I have no idea what I'm going to do with my life next.
I was so set on applying to PhD programs, convinced that that was my next step, that I started telling everyone who asked that I wanted to be a college professor, which I really did (do?), but now that I didn't get into any programs two years in a row, and you need a PhD to do that (you can be an adjunct with a Master's, but they don't make enough to live on as a full-time income), I really don't know what I want to do or be now.
I know I'm going to start job hunting now, but what am I even supposed to look for? How do you apply for jobs when you have no idea what you want to do? I suppose I'm just going to apply for anything and everything, mostly because I'm desperate to get the hell out of this house and this town as quickly as possible, but it's really rather depressing because it feels like everyone around me either already knows what they're doing or has a specific goal in mind, and I'm in this weird fog in which I don't have the slightest clue what direction I'm headed.
You know what really doesn't help, though? The only people that are physically right here with me, the only people I spend time with, my family, don't seem to believe in me or that I can do it. My mom accused me of sabotaging myself from getting into Montreal because I "either can't or don't want to handle the anxiety of growing up," which is absolutely insane because all I want to do is be on my own. She wonders why I don't talk to her anymore about anything personal; it's because she says crap like that. My grandma has given me three separate lectures on finding a job close to home because she doesn't think I'll make it if I move far away on my own. And while I do enjoy proving people wrong, it's really exhausting. I know that I'm lucky to have friends all over the place who believe in me; I just wish I had someone right here who did.
Is the thought of growing up and moving out on my own? Yeah, of course it is. But my life has been filled with scary things that I've not shied away from and done anyway. I don't know why they're expecting this to be different.

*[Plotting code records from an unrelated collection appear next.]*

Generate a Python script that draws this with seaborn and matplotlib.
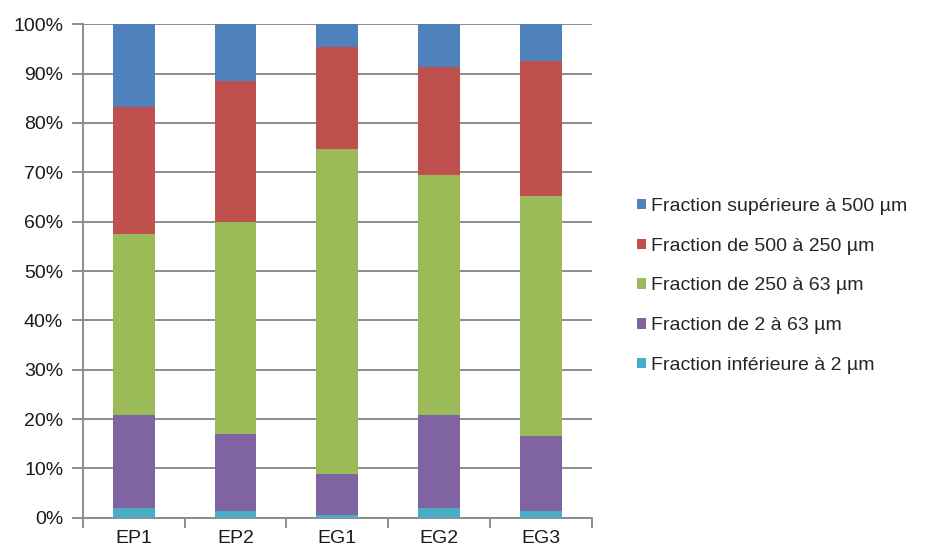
import matplotlib
matplotlib.use("Agg")
import matplotlib.pyplot as plt
from matplotlib.patches import Patch
from matplotlib.ticker import FixedLocator, PercentFormatter
import numpy as np
import pandas as pd
import seaborn as sns

# Samples and grain-size fractions (% of total mass)
samples = ["EP1", "EP2", "EG1", "EG2", "EG3"]
frac_lt2 = [1.9, 1.4, 0.6, 1.9, 1.4]          # Fraction inférieure à 2 µm
frac_2_63 = [19.0, 15.5, 8.2, 19.0, 15.1]     # Fraction de 2 à 63 µm
frac_63_250 = [36.7, 43.1, 65.9, 48.5, 48.8]  # Fraction de 250 à 63 µm
frac_250_500 = [25.6, 28.5, 20.7, 21.9, 27.3] # Fraction de 500 à 250 µm
frac_gt500 = [16.8, 11.5, 4.6, 8.7, 7.4]      # Fraction supérieure à 500 µm

labels = [
    "Fraction inférieure à 2 µm",
    "Fraction de 2 à 63 µm",
    "Fraction de 250 à 63 µm",
    "Fraction de 500 à 250 µm",
    "Fraction supérieure à 500 µm",
]
colors = ["#4BACC6", "#8064A2", "#9BBB59", "#C0504D", "#4F81BD"]

series = [frac_lt2, frac_2_63, frac_63_250, frac_250_500, frac_gt500]
df = pd.DataFrame({lab: vals for lab, vals in zip(labels, series)}, index=samples)
cum = df.cumsum(axis=1)

sns.set_theme(style="white")
plt.rcParams["font.family"] = ["Liberation Sans", "DejaVu Sans"]

fig = plt.figure(figsize=(9.28, 5.51), dpi=100)
ax = fig.add_axes([0.0891, 0.0604, 0.5489, 0.8955])

# Stacked bars: draw cumulative totals from the top segment down
for lab, col in reversed(list(zip(labels, colors))):
    sns.barplot(x=samples, y=cum[lab].values, color=col, width=0.41,
                saturation=1, ax=ax, edgecolor="none", linewidth=0, zorder=3)

ax.set_ylim(0, 100)
ax.set_xlim(-0.5, 4.5)
ax.yaxis.set_major_locator(FixedLocator(np.arange(0, 101, 10)))
ax.yaxis.set_major_formatter(PercentFormatter(decimals=0))
ax.grid(axis="y", color="#8c8c8c", linewidth=1.4, zorder=0)
ax.grid(axis="x", visible=False)
ax.set_axisbelow(True)

for side in ["top", "right"]:
    ax.spines[side].set_visible(False)
for side in ["left", "bottom"]:
    ax.spines[side].set_color("#8c8c8c")
    ax.spines[side].set_linewidth(1.4)

ax.set_xticks(range(len(samples)))
ax.set_xticklabels(samples)
ax.xaxis.set_minor_locator(FixedLocator(np.arange(-0.5, 5, 1)))
ax.tick_params(axis="x", which="major", length=0, pad=9, labelsize=14, colors="#1a1a1a")
ax.tick_params(axis="x", which="minor", bottom=True, length=7, width=1.4, color="#8c8c8c")
ax.tick_params(axis="y", which="major", left=True, length=8, width=1.4, color="#8c8c8c",
               pad=6, labelsize=14, labelcolor="#1a1a1a")
ax.set_xlabel("")
ax.set_ylabel("")

handles = [Patch(facecolor=c, edgecolor="none") for c in reversed(colors)]
fig.legend(handles, list(reversed(labels)), loc="center left",
           bbox_to_anchor=(0.678, 0.481), frameon=False, fontsize=14,
           handlelength=0.45, handleheight=0.45, handletextpad=0.25,
           labelspacing=1.17, borderaxespad=0)

fig.savefig("out.png", dpi=100)
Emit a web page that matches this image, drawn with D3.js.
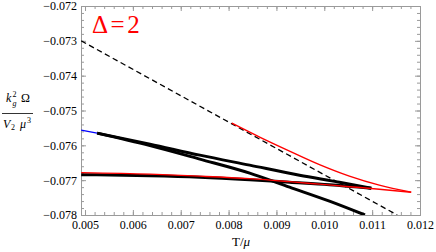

But you know what? I was texting Jay last night (thank you, WhatsApp), and he reminded me that while ideally, everyone would have a supportive family, sometimes it just doesn't work out like that, and I can't let their disbelief affect my self-esteem. My worth isn't dependent on what they, or anyone, say I'm capable of. I just have to focus on who I am, the gifts that I know I have, and what I know I want and am capable of.
God's going to lead me in the right direction. I just have to have faith. Everything and everybody else is just background noise.